The Government does not make any efforts to ensure proper work and payment norms for Katkaris on brick kilns since the brick units are owned by the powerful builder lobby. There is a lack of political will and courage in addressing the issue of bonded labour on brick kilns.
The money earned on brick kilns is not enough to support families during monsoon. As a result, many families return from the brick kilns with loans from their sheth. As a matter of fact, sheths visit their captive villages before Ganesh Chathurti festival (August-September) and forcibly give loans to all the "bonded" families. Katkaris spend the money on lavish celebrations and gambling during the Ganesh Chathurti festival. This loan is deducted from wages earned by the family during the next season. Needless to say, the interest is exorbitant and the payment of wages inappropriate. The custom of taking the annual loan puts Katkaris in a debt trap. Brick kiln owners then forcibly take away Katkari people immediately after the monsoon season.

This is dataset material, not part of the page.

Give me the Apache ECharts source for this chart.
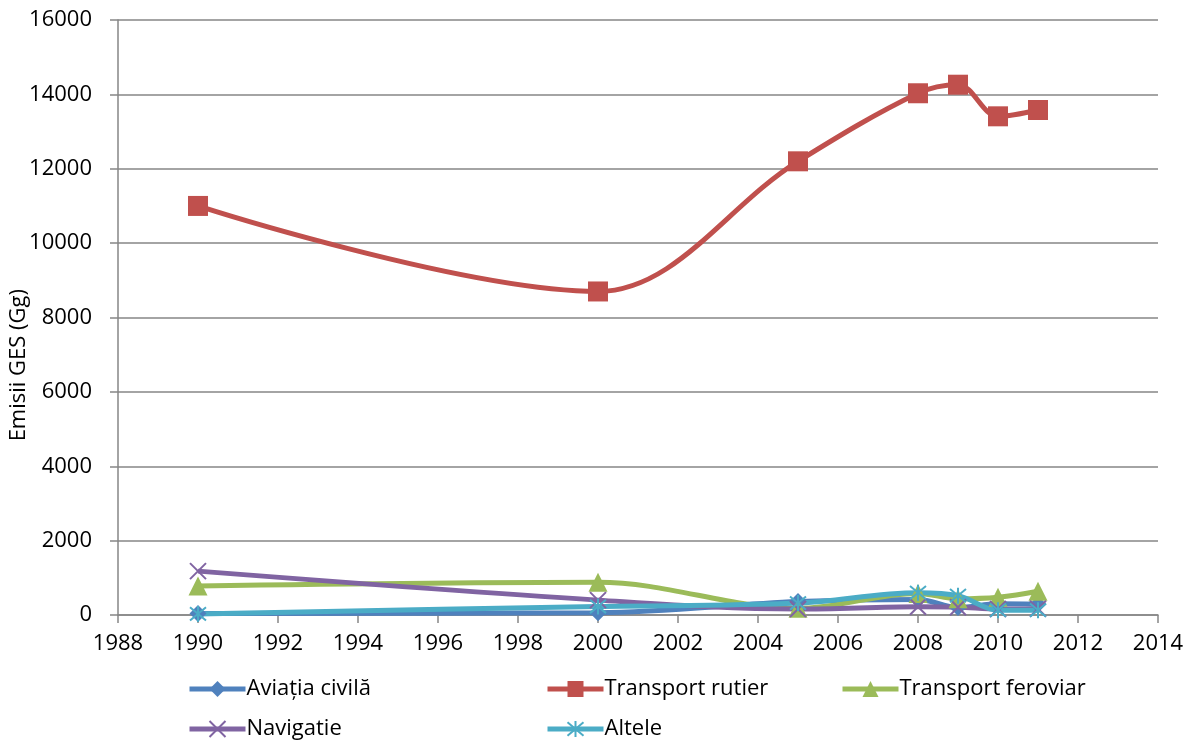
<!DOCTYPE html>
<html>
<head>
<meta charset="utf-8">
<script src="https://cdn.jsdelivr.net/npm/echarts@6/dist/echarts.min.js"></script>
<style>
  html, body { margin: 0; padding: 0; background: #fff; }
  #main { width: 1195px; height: 742px; }
</style>
</head>
<body>
<div id="main"></div>
<script>
// years of the inventory
var years = [1990, 2000, 2005, 2008, 2009, 2010, 2011];

// emisii GES (Gg) per sector
var aviatia   = [40, 60, 360, 420, 200, 300, 290];
var rutier    = [11000, 8700, 12200, 14030, 14260, 13410, 13580];
var feroviar  = [780, 880, 180, 580, 440, 480, 640];
var navigatie = [1180, 400, 160, 220, 210, 160, 170];
var altele    = [30, 230, 320, 600, 520, 130, 130];

var names = ['Aviația civilă', 'Transport rutier', 'Transport feroviar', 'Navigatie', 'Altele'];
var colors = ['#4F81BD', '#C0504D', '#9BBB59', '#8064A2', '#4BACC6'];

var xMark = 'path://M0,0L10,10M0,10L10,0';
var starMark = 'path://M0,0L10,10M0,10L10,0M5,-1L5,11';

function pairs(vals) {
  return years.map(function (y, i) { return [y, vals[i]]; });
}

var fontFam = '"Open Sans", "DejaVu Sans", sans-serif';

function mkSeries(name, vals, color, symbol, size, outline) {
  return {
    name: name,
    type: 'line',
    smooth: 0.35,
    data: pairs(vals),
    symbol: symbol,
    symbolSize: size,
    lineStyle: { color: color, width: 5 },
    itemStyle: outline
      ? { color: color, borderColor: color, borderWidth: 2 }
      : { color: color },
    emphasis: { disabled: true }
  };
}

function mkLegend(name, left, top) {
  return {
    data: [name],
    left: left,
    top: top,
    itemWidth: 56,
    itemHeight: 20,
    itemGap: 0,
    lineStyle: { width: 5 },
    textStyle: { fontSize: 22, color: '#000', fontFamily: fontFam, padding: [0, 0, 0, -4] }
  };
}

var option = {
  animation: false,
  backgroundColor: '#fff',
  color: colors,
  grid: { left: 118, right: 37, top: 20, bottom: 127 },
  legend: [
    mkLegend(names[0], 182, 673),
    mkLegend(names[1], 540, 673),
    mkLegend(names[2], 835, 673),
    mkLegend(names[3], 182, 713),
    mkLegend(names[4], 540, 713)
  ],
  graphic: [{
    type: 'text',
    left: 8,
    top: 289,
    rotation: Math.PI / 2,
    style: {
      text: 'Emisii GES (Gg)',
      fontSize: 22,
      fontFamily: fontFam,
      fill: '#000'
    }
  }],
  xAxis: {
    type: 'value',
    min: 1988,
    max: 2014,
    interval: 2,
    axisLine: { lineStyle: { color: '#868686', width: 1.5 } },
    axisTick: { show: true, length: 8, lineStyle: { color: '#868686', width: 1.5 } },
    axisLabel: { color: '#000', fontSize: 22, fontFamily: fontFam, margin: 18, formatter: function (v) { return String(v); } },
    splitLine: { show: false }
  },
  yAxis: {
    type: 'value',
    min: 0,
    max: 16000,
    interval: 2000,
    axisLine: { show: true, lineStyle: { color: '#868686', width: 1.5 } },
    axisTick: { show: true, length: 8, lineStyle: { color: '#868686', width: 1.5 } },
    axisLabel: { color: '#000', fontSize: 22, fontFamily: fontFam, margin: 26, formatter: function (v) { return String(v); } },
    splitLine: { lineStyle: { color: '#868686', width: 1.5 } }
  },
  series: [
    mkSeries(names[0], aviatia, colors[0], 'diamond', 17, false),
    mkSeries(names[1], rutier, colors[1], 'rect', 20, false),
    mkSeries(names[2], feroviar, colors[2], 'triangle', 19, false),
    mkSeries(names[3], navigatie, colors[3], xMark, 16, true),
    mkSeries(names[4], altele, colors[4], starMark, 16, true)
  ]
};

var chart = echarts.init(document.getElementById('main'));
chart.setOption(option);
</script>
</body>
</html>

Katkaris are paid wages once in a week. The actual wages are Rs.160 per 1000 bricks, but the owners give a rate of Rs.160 per 1150 bricks, assuming 150 bad bricks per thousand. Wages are never paid properly since the never-ending interest is deducted from the wages and the wages earned are not calculated properly.

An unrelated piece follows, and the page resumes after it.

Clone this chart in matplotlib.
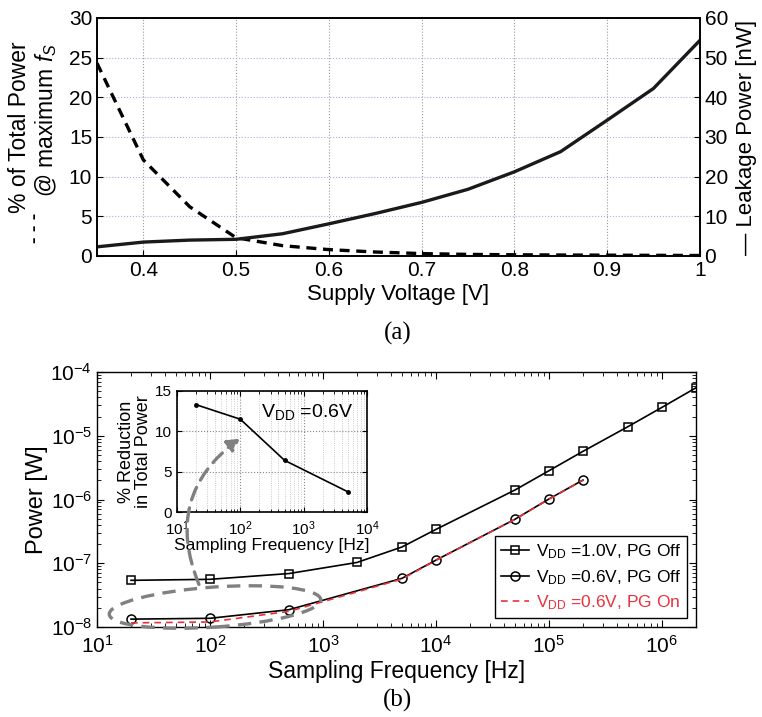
import matplotlib.pyplot as plt
from matplotlib.patches import Ellipse, FancyArrowPatch

plt.rcParams['font.family'] = ['Liberation Sans', 'DejaVu Sans']
plt.rcParams['mathtext.fontset'] = 'custom'
plt.rcParams['mathtext.rm'] = 'Liberation Sans'
plt.rcParams['mathtext.it'] = 'Liberation Sans:italic'

# (a) leakage vs supply voltage
vdd = [0.35, 0.40, 0.45, 0.50, 0.55, 0.60, 0.65, 0.70, 0.75, 0.80, 0.85, 0.90, 0.95, 1.00]
pct_total = [24.3, 12.1, 6.2, 2.3, 1.3, 0.8, 0.5, 0.3, 0.2, 0.15, 0.12, 0.1, 0.08, 0.06]
leak_nw = [2.3, 3.5, 4.0, 4.2, 5.6, 8.1, 10.7, 13.5, 16.8, 21.2, 26.3, 34.2, 42.2, 54.3]

# (b) power vs sampling frequency
fs_10 = [20, 100, 500, 2e3, 5e3, 1e4, 5e4, 1e5, 2e5, 5e5, 1e6, 2e6]
p_10 = [5.4e-8, 5.6e-8, 6.9e-8, 1.03e-7, 1.8e-7, 3.4e-7, 1.41e-6, 2.83e-6, 5.7e-6, 1.39e-5, 2.79e-5, 5.66e-5]
fs_06 = [20, 100, 500, 5e3, 1e4, 5e4, 1e5, 2e5]
p_06_off = [1.33e-8, 1.37e-8, 1.87e-8, 5.8e-8, 1.12e-7, 4.9e-7, 1.02e-6, 2.02e-6]
p_06_on = [1.16e-8, 1.2e-8, 1.76e-8, 5.65e-8, 1.11e-7, 4.88e-7, 1.01e-6, 2.01e-6]

# inset: reduction
fs_red = [20, 100, 500, 5e3]
reduction = [13.3, 11.5, 6.4, 2.5]

RED = '#e8323c'

fig = plt.figure(figsize=(7.62, 7.17), dpi=100)

# ---- top panel ----
ax1 = fig.add_axes([0.1273, 0.643, 0.791, 0.332])
ax1.plot(vdd, pct_total, color='black', lw=2.4, ls=(0, (3.0, 2.0)))
ax1.set_xlim(0.35, 1.0)
ax1.set_ylim(0, 30)
ax1.set_xticks([0.4, 0.5, 0.6, 0.7, 0.8, 0.9, 1.0])
ax1.set_xticklabels(['0.4', '0.5', '0.6', '0.7', '0.8', '0.9', '1'])
ax1.set_yticks(range(0, 31, 5))
ax1.tick_params(direction='in', labelsize=15, length=4, top=False)
ax1.xaxis.grid(True, ls=':', color='#999999', lw=0.8)
ax1.yaxis.grid(True, ls=':', color='#aab0dd', lw=0.8)
ax1.set_xlabel('Supply Voltage [V]', fontsize=16, labelpad=3)

ax1r = ax1.twinx()
ax1r.plot(vdd, leak_nw, color='#1a1a1a', lw=2.4)
ax1r.set_ylim(0, 60)
ax1r.set_yticks(range(0, 61, 10))
ax1r.tick_params(direction='in', labelsize=15, length=4)
ax1r.set_ylabel('— Leakage Power [nW]', fontsize=16, labelpad=6)
for ax in (ax1, ax1r):
    for sp in ax.spines.values():
        sp.set_linewidth(1.2)

fig.text(0.025, 1 - 127 / 717, '% of Total Power', rotation=90, fontsize=16.5, ha='center', va='center')
fig.text(0.061, 1 - 120 / 717, '@ maximum $f_S$', rotation=90, fontsize=16.5, ha='center', va='center')
fig.text(0.046, 1 - 228 / 717, '- - -', rotation=90, fontsize=14, fontweight='bold', ha='center', va='center')
fig.text(0.522, 1 - 333 / 717, '(a)', fontsize=18, family='Liberation Serif', ha='center', va='center')

# ---- bottom panel ----
ax2 = fig.add_axes([0.1273, 0.1255, 0.786, 0.3556])
ax2.loglog(fs_10, p_10, color='black', lw=1.2, marker='s', ms=6, mfc='none', mew=1.1,
           label='V$_{\\rm DD}$ =1.0V, PG Off')
ax2.loglog(fs_06, p_06_off, color='black', lw=1.2, marker='o', ms=6.5, mfc='none', mew=1.1,
           label='V$_{\\rm DD}$ =0.6V, PG Off')
ax2.loglog(fs_06, p_06_on, color=RED, lw=1.2, ls=(0, (4, 3)),
           label='V$_{\\rm DD}$ =0.6V, PG On')
ax2.set_xlim(10, 2e6)
ax2.set_ylim(1e-8, 1e-4)
ax2.tick_params(which='both', direction='in', labelsize=15, top=True, right=True)
ax2.tick_params(axis='x', which='major', pad=6)
ax2.tick_params(which='major', length=5)
ax2.tick_params(which='minor', length=3)
ax2.set_xlabel('Sampling Frequency [Hz]', fontsize=16.5, labelpad=2)
ax2.set_ylabel('Power [W]', fontsize=17, labelpad=2)
leg = ax2.legend(loc='lower right', fontsize=12.5, frameon=True, fancybox=False,
                 edgecolor='black', framealpha=1, borderaxespad=0.5, handlelength=1.6,
                 handletextpad=0.4, labelspacing=0.4, borderpad=0.35)
leg.get_frame().set_linewidth(1.0)
leg.get_texts()[2].set_color(RED)
for sp in ax2.spines.values():
    sp.set_linewidth(1.0)
fig.text(0.522, 1 - 700 / 717, '(b)', fontsize=18, family='Liberation Serif', ha='center', va='center')

# ellipse + arrow linking to inset
ell = Ellipse((2.15, 1.10), 2.12, 0.40, angle=4, transform=fig.dpi_scale_trans,
              fill=False, ls=(0, (4, 2.5)), lw=2.4, ec='#808080', zorder=5)
fig.add_artist(ell)
arr = FancyArrowPatch((2.0, 1.30), (2.42, 2.80), transform=fig.dpi_scale_trans,
                      connectionstyle='arc3,rad=-0.4', arrowstyle='-|>,head_length=7,head_width=4',
                      ls=(0, (4, 2.5)), lw=2.4, color='#808080', zorder=5)
fig.add_artist(arr)

# ---- inset ----
ax3 = fig.add_axes([0.2323, 0.2859, 0.2493, 0.1688])
ax3.semilogx(fs_red, reduction, color='black', lw=1.2, marker='.', ms=5)
ax3.set_xlim(10, 1e4)
ax3.set_ylim(0, 15)
ax3.set_yticks([0, 5, 10, 15])
ax3.grid(True, which='major', ls=':', color='#888888', lw=0.8)
ax3.grid(True, which='minor', axis='x', ls=':', color='#bbbbbb', lw=0.6)
ax3.tick_params(which='both', direction='in', labelsize=11, top=True, right=True)
ax3.tick_params(axis='x', which='major', pad=5)
ax3.set_xlabel('Sampling Frequency [Hz]', fontsize=12.5, labelpad=0)
ax3.set_ylabel('% Reduction\nin Total Power', fontsize=13, labelpad=2, linespacing=1.0)
ax3.text(0.93, 0.83, 'V$_{\\rm DD}$ =0.6V', transform=ax3.transAxes, fontsize=14,
         ha='right', va='center')
for sp in ax3.spines.values():
    sp.set_linewidth(1.2)

fig.savefig('out.png', dpi=100)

BONDED LABOUR ON BRICK KILNS
On the social front, most Katkari hamlets are located close to non-tribal villages since these provide some wage opportunities. Katkari houses are made of karvi reed and a low roof thatched with grass. The houses are very small, often consisting of a single room. There is no foundation. Moisture seeps in through the mud floor during monsoon and this has a negative effect on the health of Katkaris, particularly children, women and older people. Houses and surroundings are dirty and unkempt.
Katkari hamlets are generally located on lands owned by non-tribals or the forest department. As a result, Katkari families always remain under the control of the land owner or the forest department. The owner does not allow them to build better houses or to develop a drinking water source by digging a well. In some Katkari villages there are instances of the land owner harassing Katkari families who were provided improved houses by the Government (under the Indira Awas Yojana). The Katkari families took away the roofing tiles from their houses and migrated to another village. In another place, a non-tribal person from the neighbouring village claimed that the village land belonged to him as soon as a tar road was built upto the Katkari village. Katkaris hence always live under fear. The issue of land ownership in tribal settlements needs to be addressed on a priority basis.
Given the seasonal migration of families, Katkari children are deprived of access to education. Those who manage to go to schools find the syllabus so demanding and unfriendly that they drop out at an early stage.
Government programmes for the upliftment of tribal communities (mainly the Integrated Tribal Development Programme - ITDP) bypass the Katkaris. Interestingly, a large number of Katkari hamlets are not eligible for support under ITDP since they are located outside the Tribal Sub Plan (TSP). Katkaris are forced to stay outside the TSP for reasons of employment from non-tribal villages.